- Born: 12 October 1932 Klerksdorp, Transvaal, Union of South Africa
- Died: 8 April 2011 (aged 78) Harare, Zimbabwe
- Occupation: Farmer
- Known for: Human rights activist; Mike Campbell (Pvt) Ltd and Others v Republic of Zimbabwe; Mugabe and the White African
- Spouse: Angela Campbell
- Children: Bruce Campbell Laura Freeth Cathy

= Mike Campbell (farmer) =

Zimbabwean farmer (1932–2011)

William Michael Campbell (12 October 1932 – 8 April 2011) was a white African farmer from the district of Chegutu in Zimbabwe (formerly Rhodesia). Together with his son-in-law Ben Freeth, he rose to international prominence for suing the regime of Robert Mugabe of violating rule of law and human rights in Zimbabwe, in the case of Mike Campbell (Pvt) Ltd and Others v Republic of Zimbabwe. His struggle was the subject of an award-winning documentary, Mugabe and the White African.

==Background==

Campbell's family have been farmers in Africa since 1713, when an ancestor of his, a German-born sea captain, started farming in the present-day Western Cape. Campbell considered himself to be an African.

==Mount Carmel==

During the early 1970s, Campbell, a SADF captain, was involved in the Rhodesian Bush War that pitted Rhodesia's predominantly white government against communist-backed nationalist guerrillas. He moved to Mount Carmel farm in 1974. He added a neighbouring plot of land in 1980, following the end of the war and the country's reconstitution as black-ruled Zimbabwe. As well as farming, Campbell set up an extensive nature reserve on the property, replete with giraffes, impala and other indigenous animals. He also created the Biri River Safari Lodge, which became a popular tourist attraction.

The 3000 acre farm near Chegutu (named Hartley until 1982), located 80 miles south-west of Harare, employed around 500 people and was a centre of agriculture, wildlife and tourism. Campbell was an early conservationist, concerned with maintaining the African wildlife. In 1999, 19 years after Zimbabwe's independence, the government declared that it had "no interest" in the Mount Carmel estate, and granted Campbell full ownership of the land.

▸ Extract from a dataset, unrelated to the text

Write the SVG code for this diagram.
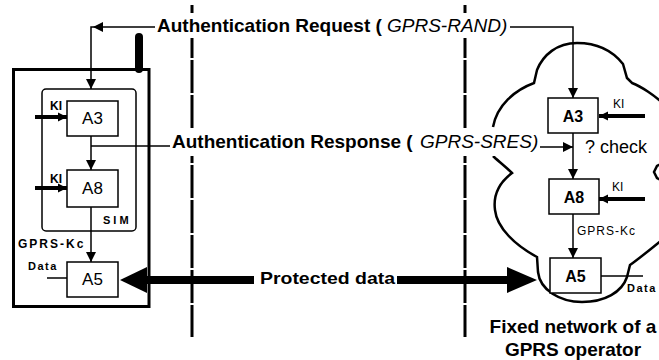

The following year, however, as Robert Mugabe's land reform programme gathered pace, between 20 and 30 black men entered the estate, and refused to leave. Anxious that they might cut down trees on the estate to build homes, Campbell gave them a shed to sleep in. Over the following decade, invaders gradually took over Campbell's farm; they burned down the safari lodge and farmstead, and killed all the cattle and wildlife on the farm. Malaria then spread into the region and killed 11 workers, as well as Campbell's pregnant daughter-in-law. Hundreds of Campbell's workers lost their jobs. Campbell's farm manager and other workers were arrested and tortured by the police after they attempted to defend the farm. Campbell and his wife and son-in-law were also violently assaulted when they returned to their estate while their trial with the SADC was in process.

==Death==

Campbell died at his temporary home in Harare on 8 April 2011. He is survived by his wife Angela, his children Bruce, Cathy and Laura, and 6 grandchildren. Campbell's family stated that he died from complications of the 2008 assault.